In his four years at the helm, Gadkari has not only made highway building the most important route to pushing growth at a time when private capital is missing in action, but also rejuvenated the idea of building waterways to improve surface transport options for India.
This is, therefore, the right time to expand his ministry to include civil aviation and railways too.
Consider Gadkari’s big achievements – including work-in-progress – so far:
* In four years, he has more than doubled the daily rate of highway construction to 27 km in 2017-18, more than doubled what the UPA was achieving in its last year. The targets for 2018-19 are steeper – at 45 km day. Gadkari is Modi’s one-man growth-boosting and job creating machine.
* The high cost of land acquisition is being overcome in two ways: one is by reorienting road alignments between two nodes to go through less developed areas, and the other is to shift to a TOT (toll, operate and transfer) model, where the Centre acquires the land, and tolling is given to private operators. Costs in both the Delhi-Jaipur and Delhi-Ahmedabad-Mumbai Expressway have been brought down drastically through this method of realignment. From Rs 7 crore a hectare, acquisition costs are now down to just Rs 80 lakh in the Delhi-Mumbai highway, according to Gadkari.

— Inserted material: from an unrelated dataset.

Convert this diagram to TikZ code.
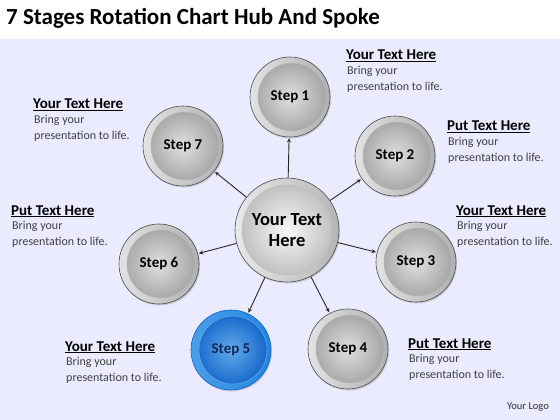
\documentclass[tikz,border=0pt]{standalone}
\usepackage{fontspec}
\setmainfont{Carlito}
\usepackage{tikz}
\usetikzlibrary{shapes.geometric, arrows, positioning, shadows}
\definecolor{stepblue}{RGB}{30,135,225}
\definecolor{deepblue}{RGB}{15,95,200}
\definecolor{navytext}{RGB}{20,40,90}
\tikzstyle{stepnode} = [circle, minimum size=80pt, inner sep=0pt, draw=gray!60!black, line width=0.6pt, left color=gray!22, right color=gray!62, font=\fontsize{15}{17}\selectfont\bfseries, drop shadow={shadow xshift=1pt, shadow yshift=-1.5pt, opacity=0.3},
  path picture={\shadedraw[inner color=gray!25, outer color=gray!75, draw=gray!55, line width=0.5pt] ([xshift=2pt]path picture bounding box.center) circle (34pt);}]
\tikzstyle{bluestep} = [stepnode, draw=deepblue, left color=stepblue!80, right color=stepblue, text=navytext,
  path picture={\shadedraw[inner color=stepblue!70, outer color=deepblue, draw=stepblue!70, line width=0.5pt] ([xshift=2pt]path picture bounding box.center) circle (34pt);}]
\tikzstyle{hubnode} = [circle, minimum size=104pt, inner sep=0pt, draw=gray!60!black, line width=0.6pt, left color=gray!18, right color=gray!58, align=center, font=\fontsize{18.5}{21}\selectfont\bfseries, drop shadow={shadow xshift=1pt, shadow yshift=-1.5pt, opacity=0.3},
  path picture={\shadedraw[inner color=gray!6, outer color=gray!55, draw=gray!50, line width=0.5pt] (path picture bounding box.center) circle (45pt);}]
\tikzstyle{heading} = [anchor=base west, inner sep=0pt, font=\fontsize{15}{17}\selectfont\bfseries]
\tikzstyle{blurb} = [inner sep=0pt, align=left, text=black!75, font=\fontsize{12}{15.5}\selectfont]
\tikzstyle{arrow} = [line width=0.9pt, ->, >=stealth, shorten >=1pt, draw=black!85]

\begin{document}
\begin{tikzpicture}[x=1pt, y=-1pt]
  \useasboundingbox (0,0) rectangle (560,420);
  \fill[white] (0,0) rectangle (560,420);
  \shade[left color=blue!8!white, middle color=white, right color=blue!8!white] (0,40) rectangle (560,420);

  \node[anchor=base west, inner sep=0pt, font=\fontsize{23}{26}\selectfont\bfseries] (title) at (6,25) {7 Stages Rotation Chart Hub And Spoke};

  % hub and steps
  \node[hubnode] (hub) at (287,230) {Your Text\\Here};
  \node[stepnode] (step1) at (290,97) {Step 1};
  \node[stepnode] (step2) at (395,156) {Step 2};
  \node[stepnode] (step3) at (416,262) {Step 3};
  \node[stepnode] (step4) at (348,349) {Step 4};
  \node[bluestep] (step5) at (231,350) {Step 5};
  \node[stepnode] (step6) at (159,264) {Step 6};
  \node[stepnode] (step7) at (183,146) {Step 7};

  \foreach \s in {1,...,7}
    \draw[arrow] (hub) -- (step\s);

  % text blocks
  \node[heading] (head1) at (346,60) {\underline{Your Text Here}};
  \node[blurb, below right=4pt and 1pt of head1.south west] (body1) {Bring your\\presentation to life.};
  \node[heading] (head2) at (447,131) {\underline{Put Text Here}};
  \node[blurb, below right=4pt and 1pt of head2.south west] (body2) {Bring your\\presentation to life.};
  \node[heading] (head3) at (456,215) {\underline{Your Text Here}};
  \node[blurb, below right=4pt and 1pt of head3.south west] (body3) {Bring your\\presentation to life.};
  \node[heading] (head4) at (408,348) {\underline{Put Text Here}};
  \node[blurb, below right=4pt and 1pt of head4.south west] (body4) {Bring your\\presentation to life.};
  \node[heading] (head5) at (65,351) {\underline{Your Text Here}};
  \node[blurb, below right=4pt and 1pt of head5.south west] (body5) {Bring your\\presentation to life.};
  \node[heading] (head6) at (11,215) {\underline{Put Text Here}};
  \node[blurb, below right=4pt and 1pt of head6.south west] (body6) {Bring your\\presentation to life.};
  \node[heading] (head7) at (33,109) {\underline{Your Text Here}};
  \node[blurb, below right=4pt and 1pt of head7.south west] (body7) {Bring your\\presentation to life.};

  \node[font=\fontsize{10.5}{12}\selectfont, text=black!80] (logo) at (528,407) {Your Logo};
\end{tikzpicture}
\end{document}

* The funds crunch is being mitigated by monetising existing highways and hawking them to the highest TOT bidders. In a recent interview to Business Standard, he said of the nine highway segments offered for bids, the expectation revenue was Rs 6,000 crore, but he got Rs 10,000 crore. More money will be raised by listing the National Highways Authority of India (NHAI), while the bond market is always there for debt raising. His ministry can raise upto Rs 5 lakh crore in debt, if it wants to. He is the one minister who says he doesn’t need more government money.
* Since taking over, Gadkari claims, he has rescued banks from potential bad loans of over Rs 3 lakh crore, thanks to 403 highway projects worth Rs 3.75 lakh crore that had got stuck under the UPA regime. Even if this an exaggeration, there is a lot of truth to the assertion.
* Some 111 waterways are being created, of which 10 may be operational in the current financial year. A massive Rs 5,000 crore is being invested in the Ganga waterway, which will be National Waterway No 1. The rivers Brahmaputra, Mandovi and Zuari are next (in Goa), followed by Amba (Maharashtra) and Brahmani (Odisha).
The point of taking the time to sing Gadkari’s praises is not to paint him as god’s gift to National Democratic Alliance (NDA), but to underscore the reality that when talent is short, the government must give its biggest challenges to the best people it has.
In fact, the logical thing to do is to create an omnibus transport ministry, which includes not only roads and shipping and waterways, but also aviation and railways under it.
There are four reasons why this is worth considering, apart from the fact that Narendra Modi does have a Gadkari to run them all.
First, transportation – whether of people or goods – is no longer unimodal for any class of traffic, whether passenger or cargo. You need a mix of roads, railways, waterways and airways to handle growing demand for mobility in a complex country like India. This means planning for the transport sector must be integrated, with all sectors being optimised and aligned. If road transport is the best way to move goods over short distance or through hilly terrain, there is no point trying to run trains to such places of enormous costs. If you run the railways ministry as a standalone, the only way to respond to the demand is by building costly tracks for ill-frequented routes. If a bullet train is going to prove time- and cost-competitive with airlines on some routes, the airports authority can focus its spending on airports in places where trains can’t reach, or buses are too tedious to run.
Second, financial leveraging. It is apparent that Indian Railways, despite having three ministers so far in the Modi government, two of them very capable ones, has not been able to make the kind of splash Atal Behari Vajpayee made with his Golden Quadrilateral. With privatisation a non-starter due to union pressures, revenues have to come from privatisation of stations and corporate branding of trains, apart from the monetisation of land, listing of railways-run companies (RITES, the coach factories, etc). Having the same minister who met the challenges in roads to try his hand in railways should be the obvious next thing to do. With Piyush Goyal (currently Railways and Coal Minister) also holding part-time charge in the Finance Ministry in Arun Jaitley’s absence, it may be a good time to consider giving him a permanent slot in finance (he is a CA and understands finance). The experiment with integrated ministries can begin with ministries in transport. Minimum government, maximum governance can begin here. If the experiment works, more ministries can be merged after 2019. In case Jaitley returns to finance, Goyal can be given an integrated energy ministry (which would include petroleum) to run.
Third, integrated ticketing is also vital. In India, a person travelling from Mumbai to a small town in, say, Assam would probably do well to fly part of the distance, cover the local leg by train and the last mile by bus. One wonders why the traveller has to buy three tickets and move from airport to railway station and then a bus station. One through ticket should be the norm, if linkages and transport connections and timetables are realigned to make this possible. It can’t happen if railways, civil aviation and roads are under different ministries.
Fourth, integration will cut costs and create new opportunities for monetising assets. Today, bridges are built separately for roads and railways, though there are a few instances of road-cum-rail bridges. One wonders whether future development should include common land acquisitions where all needs are taken into account, and the acquired land is used not only for building tracks and roads, but also optic fibre, solar panels and gas or water pipes. At some point, Transport Ministry land can be used for vertical housing or manufacturing zones. The omnibus transport ministry will be India’s biggest landowner. This land can be endlessly monetised.
The case for an integrated transport ministry has never been stronger, and Nitin Gadkari’s performance almost invites the change.